Saya akan bercerita tentang arti dakwah terutama dakwah kampus bagi saya. Saya sudah
tahu tentang sejak kecil sekadar tahu tentu tidak akan cukup sehingga kemudian
saya mulai memahami. Awalnya yang saya tahi adalah islam adalah agama saya dan
agama satu-satunya agama yang benar dengan segala nilai-nilai dan aturan yang
harus dijalankan. Setelah beranjak
dewasa entah kapan tepatnya saya mulai memahami bahwa agama ini tidak cukup
dipegang dan disimpan sendiri, harus disebar ke seluruh dunia. Di sinilah saya
mulai memahami dakwah. Suasana sekitar yang cukup kondusif membuat saya ingin
mencicipi, mungkin tidak bisa dibilang dakwah karena sejak dulu saya ingin
menjadi kakak akhwat yang cantik dan hebat-hebat seperti yang saya lihat maupun
saya baca di cerpen atau novel yang saya baca. Singkat cerita akhirnya saya
memasuki dunia yang baru, dunia yang selama ini hanya ada sebagai teori dalam
otak saya, dunia kampus. Awalnya saya pikir dakwah itu ya sekadar ikut lembaga
dakwah dan semacamnya. Namun ternyata tidak semudah itu. Harus ada gerak jamaah
yang sinergis dan saya menjadi bagian itu bukan hanya menjadi bagian
orang-orang yang hal-hal yang sepertinya berjalan begitu saja padahal ada ‘rekayasa’

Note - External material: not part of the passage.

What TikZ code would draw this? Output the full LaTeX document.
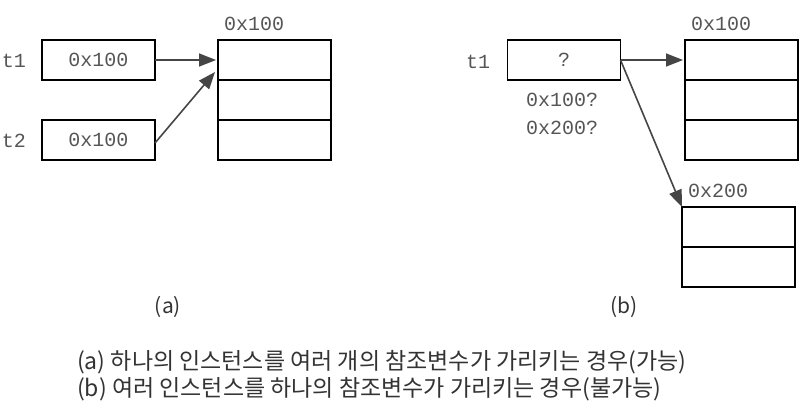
\documentclass[tikz,border=0pt]{standalone}
\usepackage{fontspec}
\setmonofont{Liberation Mono}
\newfontfamily\krfont{Noto Sans CJK KR}
\usetikzlibrary{positioning,arrows.meta}

\definecolor{memgray}{HTML}{555555}
\definecolor{arrowgray}{HTML}{454545}
\definecolor{captiongray}{HTML}{333333}

\tikzset{
  refbox/.style={draw, line width=1.4pt, minimum width=113pt, minimum height=40pt,
    inner sep=0pt, outer sep=0pt, font=\ttfamily\fontsize{20}{20}\selectfont, text=memgray},
  cell/.style={draw, line width=1.4pt, minimum width=113pt, minimum height=40pt,
    inner sep=0pt, outer sep=0pt},
  addr/.style={font=\ttfamily\fontsize{20}{20}\selectfont, text=memgray, inner sep=0pt},
  ptr/.style={draw=arrowgray, line width=1.6pt, -{Triangle[length=17pt,width=13pt]}},
  sublbl/.style={font=\krfont\fontsize{21}{21}\selectfont, text=captiongray, inner sep=0pt},
  caption/.style={font=\krfont\fontsize{23}{23}\selectfont, text=captiongray, inner sep=0pt}
}

\begin{document}
\begin{tikzpicture}[x=1pt,y=-1pt]
  \useasboundingbox (0,0) rectangle (806,413);

  % (a) two references, one instance
  \node[refbox] (at1) at (98.5,60) {0x100};
  \node[refbox] (at2) at (98.5,140) {0x100};
  \node[addr] (at1name) at (14,61) {t1};
  \node[addr] (at2name) at (14,141) {t2};

  \node[cell] (am1) at (274.5,60) {};
  \node[cell, below=0pt of am1] (am2) {};
  \node[cell, below=0pt of am2] (am3) {};
  \node[addr, anchor=south west, above right=9pt and 6pt of am1.north west] (am1addr) {0x100};

  \draw[ptr, shorten >=2pt] (at1) -- (am1);
  \draw[ptr] ([yshift=-3pt]at2.east) -- ([xshift=-3pt,yshift=8pt]am1.south west);

  % (b) one reference, two instances
  \node[refbox] (bt1) at (564,60) {?};
  \node[addr] (bt1name) at (478,62) {t1};
  \node[addr] (bguess1) at (562,100) {0x100?};
  \node[addr] (bguess2) at (562,128) {0x200?};

  \node[cell] (bm1) at (741.5,60) {};
  \node[cell, below=0pt of bm1] (bm2) {};
  \node[cell, below=0pt of bm2] (bm3) {};
  \node[addr, anchor=south west, above right=9pt and 6pt of bm1.north west] (bm1addr) {0x100};

  \node[cell] (bn1) at (738.5,227) {};
  \node[cell, below=0pt of bn1] (bn2) {};
  \node[addr, anchor=south west, above right=9pt and 6pt of bn1.north west] (bn1addr) {0x200};

  \draw[ptr, shorten >=2pt] (bt1) -- (bm1);
  \draw[ptr] (bt1.east) -- (bn1.north west);

  % sub labels and caption
  \node[sublbl] (alabel) at (168,307) {(a)};
  \node[sublbl] (blabel) at (624,307) {(b)};
  \node[caption, anchor=west] (capa) at (77,362) {(a) 하나의 인스턴스를 여러 개의 참조변수가 가리키는 경우(가능)};
  \node[caption, anchor=west] (capb) at (77,389) {(b) 여러 인스턴스를 하나의 참조변수가 가리키는 경우(불가능)};
\end{tikzpicture}
\end{document}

matang dan rapi di balik semuanya.
Jadi bagi saya dakwah kampus adalah suatu track dalam dunia dakwah yang di
dalamnya berjalan para pemuda cerdas secara tingkat pendidikan yang disebut
mahasiswa dan ini adalah bagian dari proses penyebaran islam keseluruh dunia
sebagai rahmatalil’alamin.
Cita-cita dakwah kampus, terus terang sebelum tugas
ini di berikan saya ternyata selama ini tidak pernah memperhatikan hal ini. Bahwa
tentu saja dakwah ini harus memiliki suatu cita-cita agar ia sampai pada tujuan
tidak berjalan di tempat. Saya pernah mendengar bahwa tujuan dari dakwah kampus
adalah menyediakan stok da’i tangguh yang siap berdakwah di masyarakat dalam
berbagai sector kelak. Dan saya rasa saya setuju pada cita-cita ini dan mungkin
memang ini seharusnya cita-cita dakwah kampus. Ketika kita berdakwah di kampus
berharap kampus kita ‘futuh’ mungkin
ini cita-cita masih terlalu kecil. Ketika kita bercita-cita tersedianya stok da’i
bagi masyarakat maka otomatis pada saat itu kampus sudah mencapai tahap itu.

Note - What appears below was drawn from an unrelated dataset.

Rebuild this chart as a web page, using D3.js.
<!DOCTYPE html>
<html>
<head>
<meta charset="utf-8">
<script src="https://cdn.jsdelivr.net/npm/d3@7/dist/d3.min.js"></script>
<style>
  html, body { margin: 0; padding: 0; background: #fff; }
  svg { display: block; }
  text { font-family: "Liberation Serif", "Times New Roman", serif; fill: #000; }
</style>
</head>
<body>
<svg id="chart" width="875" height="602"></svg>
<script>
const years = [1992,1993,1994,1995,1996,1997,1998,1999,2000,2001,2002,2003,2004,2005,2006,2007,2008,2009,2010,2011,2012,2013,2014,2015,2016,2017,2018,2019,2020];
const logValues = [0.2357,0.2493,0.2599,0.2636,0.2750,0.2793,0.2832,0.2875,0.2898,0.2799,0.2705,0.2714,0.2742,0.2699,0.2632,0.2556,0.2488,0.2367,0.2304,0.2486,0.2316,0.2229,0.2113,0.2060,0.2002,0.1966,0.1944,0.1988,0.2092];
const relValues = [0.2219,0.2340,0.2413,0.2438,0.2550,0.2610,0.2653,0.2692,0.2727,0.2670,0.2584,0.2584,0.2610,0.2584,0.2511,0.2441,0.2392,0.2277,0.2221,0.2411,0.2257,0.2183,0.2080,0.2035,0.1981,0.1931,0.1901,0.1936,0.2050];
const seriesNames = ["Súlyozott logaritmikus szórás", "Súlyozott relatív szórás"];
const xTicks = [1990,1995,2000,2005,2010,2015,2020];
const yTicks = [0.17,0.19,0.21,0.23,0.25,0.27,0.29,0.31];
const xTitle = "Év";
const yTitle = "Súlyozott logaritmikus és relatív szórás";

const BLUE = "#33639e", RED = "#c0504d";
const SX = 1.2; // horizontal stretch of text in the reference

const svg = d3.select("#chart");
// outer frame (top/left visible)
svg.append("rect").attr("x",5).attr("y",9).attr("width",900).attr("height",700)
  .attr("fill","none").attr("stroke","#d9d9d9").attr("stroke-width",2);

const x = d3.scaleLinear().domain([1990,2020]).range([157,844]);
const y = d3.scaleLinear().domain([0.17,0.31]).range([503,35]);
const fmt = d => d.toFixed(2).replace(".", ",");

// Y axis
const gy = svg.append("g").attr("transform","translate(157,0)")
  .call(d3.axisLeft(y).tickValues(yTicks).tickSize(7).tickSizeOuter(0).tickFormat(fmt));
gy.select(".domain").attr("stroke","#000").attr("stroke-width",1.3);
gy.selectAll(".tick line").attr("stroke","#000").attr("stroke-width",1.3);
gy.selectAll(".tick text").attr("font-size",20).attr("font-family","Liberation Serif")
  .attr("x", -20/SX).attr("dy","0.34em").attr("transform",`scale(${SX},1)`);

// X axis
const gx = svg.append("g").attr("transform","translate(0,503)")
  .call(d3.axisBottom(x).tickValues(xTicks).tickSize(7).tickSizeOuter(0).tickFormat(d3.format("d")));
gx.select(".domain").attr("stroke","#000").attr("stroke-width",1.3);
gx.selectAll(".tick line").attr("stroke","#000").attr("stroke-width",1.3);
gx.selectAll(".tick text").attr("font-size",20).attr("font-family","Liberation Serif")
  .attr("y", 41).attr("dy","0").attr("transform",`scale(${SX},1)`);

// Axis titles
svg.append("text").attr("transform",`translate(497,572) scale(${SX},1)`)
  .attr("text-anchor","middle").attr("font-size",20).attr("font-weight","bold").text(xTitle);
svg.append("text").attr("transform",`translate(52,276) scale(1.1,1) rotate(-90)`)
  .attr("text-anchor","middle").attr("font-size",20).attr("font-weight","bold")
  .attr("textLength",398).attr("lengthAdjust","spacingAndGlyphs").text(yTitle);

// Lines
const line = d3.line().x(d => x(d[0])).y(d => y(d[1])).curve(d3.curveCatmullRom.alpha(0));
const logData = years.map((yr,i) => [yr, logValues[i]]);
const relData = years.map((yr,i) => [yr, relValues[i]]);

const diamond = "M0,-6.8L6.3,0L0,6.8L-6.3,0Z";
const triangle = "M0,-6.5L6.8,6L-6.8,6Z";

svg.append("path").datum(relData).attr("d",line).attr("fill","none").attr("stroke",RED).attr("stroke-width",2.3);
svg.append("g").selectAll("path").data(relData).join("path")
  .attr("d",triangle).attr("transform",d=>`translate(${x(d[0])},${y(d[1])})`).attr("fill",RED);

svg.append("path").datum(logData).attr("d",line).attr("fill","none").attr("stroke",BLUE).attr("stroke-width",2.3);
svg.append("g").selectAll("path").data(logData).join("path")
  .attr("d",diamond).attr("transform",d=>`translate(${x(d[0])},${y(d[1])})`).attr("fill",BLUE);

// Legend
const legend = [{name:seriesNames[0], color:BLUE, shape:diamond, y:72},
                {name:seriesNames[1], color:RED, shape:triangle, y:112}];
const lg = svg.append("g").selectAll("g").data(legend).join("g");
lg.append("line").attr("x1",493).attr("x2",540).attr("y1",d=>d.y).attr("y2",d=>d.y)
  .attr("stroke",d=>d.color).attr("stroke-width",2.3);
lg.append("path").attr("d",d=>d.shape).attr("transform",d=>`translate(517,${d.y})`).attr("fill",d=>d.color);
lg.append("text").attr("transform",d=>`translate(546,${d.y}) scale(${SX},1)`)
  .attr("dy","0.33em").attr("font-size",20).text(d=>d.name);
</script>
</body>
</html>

Namun kenyataannya, bahkan mencapai kampus madani
atau mencapai tahap ‘futuh’ tidak
bisa dibilang dekat. Dakwah kita masih sibuk megurusi sebaiknya begini
sebaiknya tidak begini. Dakwah kita masih sibuk dengan ini kader kampus, ini
kader sekolah dan sebagainya, kita masih sibuk dengan kok begini atau kok begitu. Mungkin
saya terlalu lancing untuk berkata kita mungkin lebih tepatnya saya masih sibuk
dengan hal-hal tersebut sehingga urusan-urusan dakwah yang sejati tak jarang
terabaikan. Astagfirullah. Wallahu A’lam
Bishowab.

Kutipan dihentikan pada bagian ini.